TASK DETAILS ▸ Retype only what runs from the beginning of the data through the line with "plt.rcParams['mathtext.bf'] = 'Liberation"; please omit the pictures and keep every line exact.
— begin MATERIAL —
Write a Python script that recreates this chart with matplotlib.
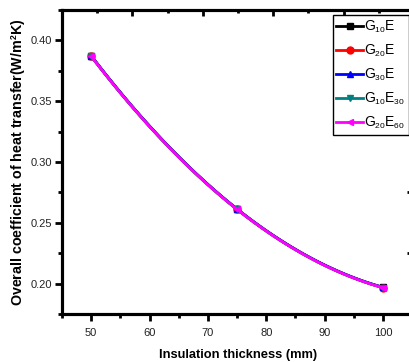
import matplotlib
matplotlib.use("Agg")
import matplotlib.pyplot as plt
import numpy as np
try:
    import matplotlib._mathtext as _mt
    _mt.SHRINK_FACTOR = 0.6  # smaller subscripts, as in the original
except Exception:
    pass

plt.rcParams['font.family'] = ['Liberation Sans', 'DejaVu Sans']
plt.rcParams['mathtext.fontset'] = 'custom'
plt.rcParams['mathtext.rm'] = 'Liberation Sans'
plt.rcParams['mathtext.it'] = 'Liberation Sans:italic'
plt.rcParams['mathtext.bf'] = 'Liberation Sans:bold'

# data
thickness = [50, 75, 100]
labels = [r'G$_{10}$E', r'G$_{20}$E', r'G$_{30}$E', r'G$_{10}$E$_{30}$', r'G$_{20}$E$_{60}$']
u_g10e = [0.3872, 0.2612, 0.1968]
u_g20e = [0.3871, 0.2611, 0.1967]
u_g30e = [0.3874, 0.2613, 0.1969]
u_g10e30 = [0.3870, 0.2610, 0.1966]
u_g20e60 = [0.3870, 0.2610, 0.1966]
series = [u_g10e, u_g20e, u_g30e, u_g10e30, u_g20e60]
colors = ['black', 'red', 'blue', '#008080', 'magenta']
markers = ['s', 'o', '^', 'v', '<']

fig = plt.figure(figsize=(4.1, 3.62), dpi=100)
ax = fig.add_axes([62/410, 48/362, 352/410, 304/362])

xs = np.linspace(thickness[0], thickness[-1], 101)
for vals, lab, c, m in zip(series, labels, colors, markers):
    coef = np.polyfit(thickness, vals, 2)
    ax.plot(xs, np.polyval(coef, xs), color=c, lw=2, marker=m, ms=5,
            markevery=[0, 50, 100], label=lab)

ax.set_xlim(45, 105.3)
ax.set_ylim(0.175, 0.425)
ax.set_xticks([50, 60, 70, 80, 90, 100])
ax.set_xticks(np.arange(45, 106, 10), minor=True)
ax.set_yticks([0.20, 0.25, 0.30, 0.35, 0.40])
ax.set_yticks(np.arange(0.175, 0.426, 0.05), minor=True)
ax.tick_params(which='major', direction='out', length=5, width=2, labelsize=8,
               labelcolor='#222222')
ax.tick_params(axis='y', which='major', pad=2)
ax.tick_params(axis='x', which='major', pad=5)
ax.tick_params(which='minor', direction='out', length=3, width=2)
ax.tick_params(top=False, right=False)
for s in ax.spines.values():
    s.set_linewidth(2.2)

# top and right frames carry their own inward ticks
axt = ax.twiny()
axt.set_xlim(0, 10)
axt.set_xticks(np.arange(2, 10, 2))
axt.set_xticks(np.arange(1, 11, 2), minor=True)
axt.tick_params(which='major', direction='in', length=4, width=2, labeltop=False)
axt.tick_params(which='minor', direction='in', length=2.5, width=2)
axr = ax.twinx()
axr.set_ylim(0, 10)
axr.set_yticks(np.arange(2, 10, 2))
axr.set_yticks(np.arange(1, 11, 2), minor=True)
axr.tick_params(which='major', direction='in', length=5, width=2, labelright=False)
axr.tick_params(which='minor', direction='in', length=2, width=2)
for a in (axt, axr):
    for s in a.spines.values():
        s.set_linewidth(2.2)
for a in (ax, axt, axr):
    a.spines['right'].set_visible(False)

ax.set_xlabel('Insulation thickness (mm)', fontsize=9.3, fontweight='bold', labelpad=8)
ax.set_ylabel('Overall coefficient of heat transfer(W/m$^\\mathbf{2}$K)',
              fontsize=10.3, fontweight='bold', labelpad=2)

handles, labs = ax.get_legend_handles_labels()
leg = axr.legend(handles, labs, loc='upper left', bbox_to_anchor=(333/410, 1 - 15/362),
                 bbox_transform=fig.transFigure, fontsize=10, frameon=True,
                 fancybox=False, handlelength=1.9, handletextpad=0.1,
                 borderpad=0.25, labelspacing=0.55, borderaxespad=0)
leg.get_frame().set_edgecolor('black')
leg.get_frame().set_linewidth(1)
leg.get_frame().set_alpha(1)

fig.savefig('out.png', dpi=100)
— end MATERIAL —
COMPLETE ANSWER ▸
Write a Python script that recreates this chart with matplotlib.
import matplotlib
matplotlib.use("Agg")
import matplotlib.pyplot as plt
import numpy as np
try:
    import matplotlib._mathtext as _mt
    _mt.SHRINK_FACTOR = 0.6  # smaller subscripts, as in the original
except Exception:
    pass

plt.rcParams['font.family'] = ['Liberation Sans', 'DejaVu Sans']
plt.rcParams['mathtext.fontset'] = 'custom'
plt.rcParams['mathtext.rm'] = 'Liberation Sans'
plt.rcParams['mathtext.it'] = 'Liberation Sans:italic'
plt.rcParams['mathtext.bf'] = 'Liberation Sans:bold'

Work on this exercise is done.